■ **Data**
● ● ●

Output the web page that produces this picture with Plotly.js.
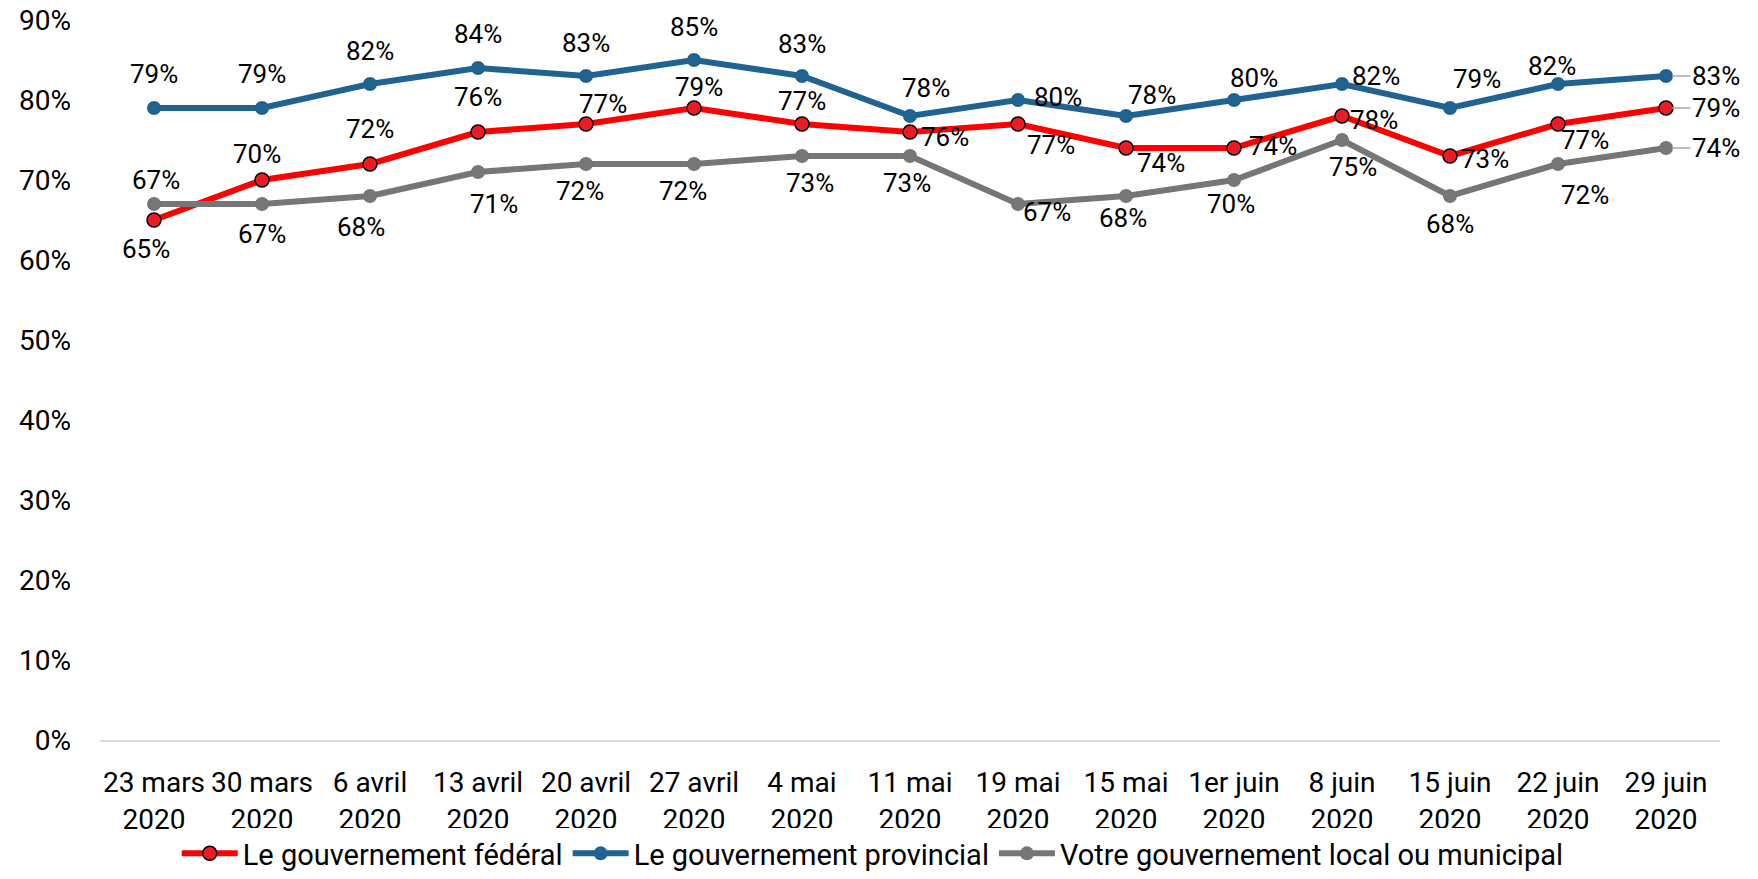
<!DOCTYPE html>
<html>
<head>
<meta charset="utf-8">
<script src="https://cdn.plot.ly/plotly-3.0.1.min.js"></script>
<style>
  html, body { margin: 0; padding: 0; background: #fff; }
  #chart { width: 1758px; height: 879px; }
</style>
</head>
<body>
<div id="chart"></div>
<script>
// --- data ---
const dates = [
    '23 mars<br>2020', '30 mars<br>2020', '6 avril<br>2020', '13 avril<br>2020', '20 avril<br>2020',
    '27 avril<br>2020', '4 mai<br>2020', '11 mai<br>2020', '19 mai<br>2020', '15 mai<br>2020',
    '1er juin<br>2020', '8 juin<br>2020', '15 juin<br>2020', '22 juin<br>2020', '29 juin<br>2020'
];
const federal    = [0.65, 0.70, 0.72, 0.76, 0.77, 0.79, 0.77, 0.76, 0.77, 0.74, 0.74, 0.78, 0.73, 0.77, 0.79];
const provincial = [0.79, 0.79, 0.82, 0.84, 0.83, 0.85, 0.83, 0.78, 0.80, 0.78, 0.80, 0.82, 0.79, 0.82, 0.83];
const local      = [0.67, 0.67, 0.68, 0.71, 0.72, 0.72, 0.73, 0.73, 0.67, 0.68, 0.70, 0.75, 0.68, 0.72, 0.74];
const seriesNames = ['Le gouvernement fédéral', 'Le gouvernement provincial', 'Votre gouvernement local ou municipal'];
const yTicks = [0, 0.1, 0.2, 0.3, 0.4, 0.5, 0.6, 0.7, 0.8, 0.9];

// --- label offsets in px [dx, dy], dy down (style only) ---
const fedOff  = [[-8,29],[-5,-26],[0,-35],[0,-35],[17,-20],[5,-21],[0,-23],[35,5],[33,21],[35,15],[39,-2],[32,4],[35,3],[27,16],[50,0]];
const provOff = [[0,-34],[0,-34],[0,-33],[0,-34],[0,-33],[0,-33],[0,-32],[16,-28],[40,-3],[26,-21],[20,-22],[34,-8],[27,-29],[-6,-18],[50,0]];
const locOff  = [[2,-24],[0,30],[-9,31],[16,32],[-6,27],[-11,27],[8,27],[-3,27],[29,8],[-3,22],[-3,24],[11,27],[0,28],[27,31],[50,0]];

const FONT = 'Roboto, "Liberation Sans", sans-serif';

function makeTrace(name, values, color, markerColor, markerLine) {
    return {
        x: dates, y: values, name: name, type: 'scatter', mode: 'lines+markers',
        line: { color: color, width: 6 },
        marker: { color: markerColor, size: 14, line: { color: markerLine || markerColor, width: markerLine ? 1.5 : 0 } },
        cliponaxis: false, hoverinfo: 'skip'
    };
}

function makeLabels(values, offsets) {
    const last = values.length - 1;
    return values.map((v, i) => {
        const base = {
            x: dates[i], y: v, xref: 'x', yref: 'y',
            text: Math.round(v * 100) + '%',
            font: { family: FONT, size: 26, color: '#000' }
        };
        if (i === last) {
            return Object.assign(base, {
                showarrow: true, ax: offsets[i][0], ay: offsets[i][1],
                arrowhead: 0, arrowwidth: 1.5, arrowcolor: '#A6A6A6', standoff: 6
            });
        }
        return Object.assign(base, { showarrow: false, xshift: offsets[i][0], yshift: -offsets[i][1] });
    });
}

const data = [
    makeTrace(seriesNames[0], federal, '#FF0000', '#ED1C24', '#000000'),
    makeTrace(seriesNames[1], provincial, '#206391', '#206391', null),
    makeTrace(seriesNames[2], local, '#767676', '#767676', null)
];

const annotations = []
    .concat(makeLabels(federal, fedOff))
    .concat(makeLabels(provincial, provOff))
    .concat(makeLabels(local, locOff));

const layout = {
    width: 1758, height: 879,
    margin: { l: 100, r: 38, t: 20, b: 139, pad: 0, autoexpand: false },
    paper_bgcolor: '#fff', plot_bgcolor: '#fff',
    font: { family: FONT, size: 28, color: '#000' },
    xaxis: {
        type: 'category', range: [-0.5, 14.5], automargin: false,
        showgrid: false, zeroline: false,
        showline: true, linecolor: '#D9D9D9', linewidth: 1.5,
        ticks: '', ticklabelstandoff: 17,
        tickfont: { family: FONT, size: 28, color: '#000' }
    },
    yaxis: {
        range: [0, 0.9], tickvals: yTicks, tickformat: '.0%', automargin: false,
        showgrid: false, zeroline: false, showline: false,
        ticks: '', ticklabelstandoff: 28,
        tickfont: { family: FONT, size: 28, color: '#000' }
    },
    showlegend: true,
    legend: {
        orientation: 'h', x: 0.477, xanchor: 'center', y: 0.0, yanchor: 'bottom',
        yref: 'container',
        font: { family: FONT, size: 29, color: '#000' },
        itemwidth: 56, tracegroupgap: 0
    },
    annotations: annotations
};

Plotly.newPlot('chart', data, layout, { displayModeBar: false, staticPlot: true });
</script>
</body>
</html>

● ● ●

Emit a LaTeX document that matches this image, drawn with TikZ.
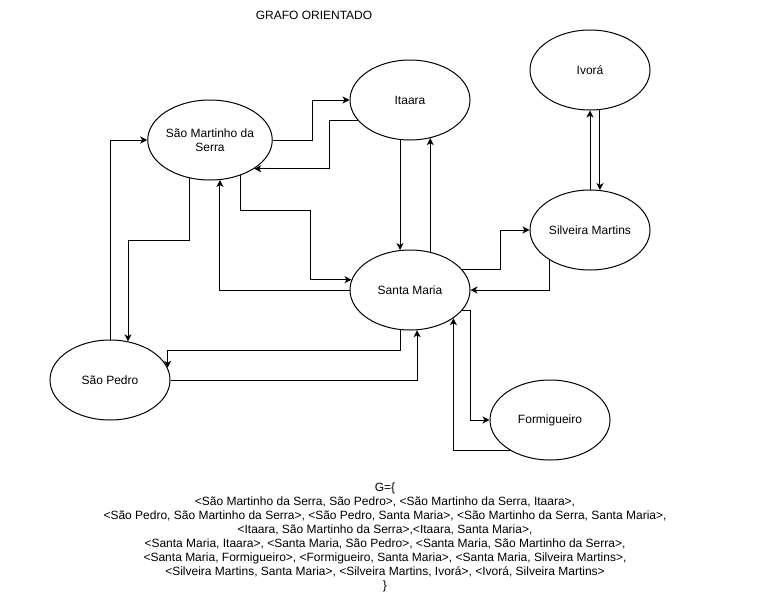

● ● ●

■ **Your task**
Pictures are not part of the copy. Reproduce the lines from the one containing "Output the web" through the one containing "0.7, 0.8, 0.9];", exactly and nothing more.

■ **Written response**
Output the web page that produces this picture with Plotly.js.
<!DOCTYPE html>
<html>
<head>
<meta charset="utf-8">
<script src="https://cdn.plot.ly/plotly-3.0.1.min.js"></script>
<style>
  html, body { margin: 0; padding: 0; background: #fff; }
  #chart { width: 1758px; height: 879px; }
</style>
</head>
<body>
<div id="chart"></div>
<script>
// --- data ---
const dates = [
    '23 mars<br>2020', '30 mars<br>2020', '6 avril<br>2020', '13 avril<br>2020', '20 avril<br>2020',
    '27 avril<br>2020', '4 mai<br>2020', '11 mai<br>2020', '19 mai<br>2020', '15 mai<br>2020',
    '1er juin<br>2020', '8 juin<br>2020', '15 juin<br>2020', '22 juin<br>2020', '29 juin<br>2020'
];
const federal    = [0.65, 0.70, 0.72, 0.76, 0.77, 0.79, 0.77, 0.76, 0.77, 0.74, 0.74, 0.78, 0.73, 0.77, 0.79];
const provincial = [0.79, 0.79, 0.82, 0.84, 0.83, 0.85, 0.83, 0.78, 0.80, 0.78, 0.80, 0.82, 0.79, 0.82, 0.83];
const local      = [0.67, 0.67, 0.68, 0.71, 0.72, 0.72, 0.73, 0.73, 0.67, 0.68, 0.70, 0.75, 0.68, 0.72, 0.74];
const seriesNames = ['Le gouvernement fédéral', 'Le gouvernement provincial', 'Votre gouvernement local ou municipal'];
const yTicks = [0, 0.1, 0.2, 0.3, 0.4, 0.5, 0.6, 0.7, 0.8, 0.9];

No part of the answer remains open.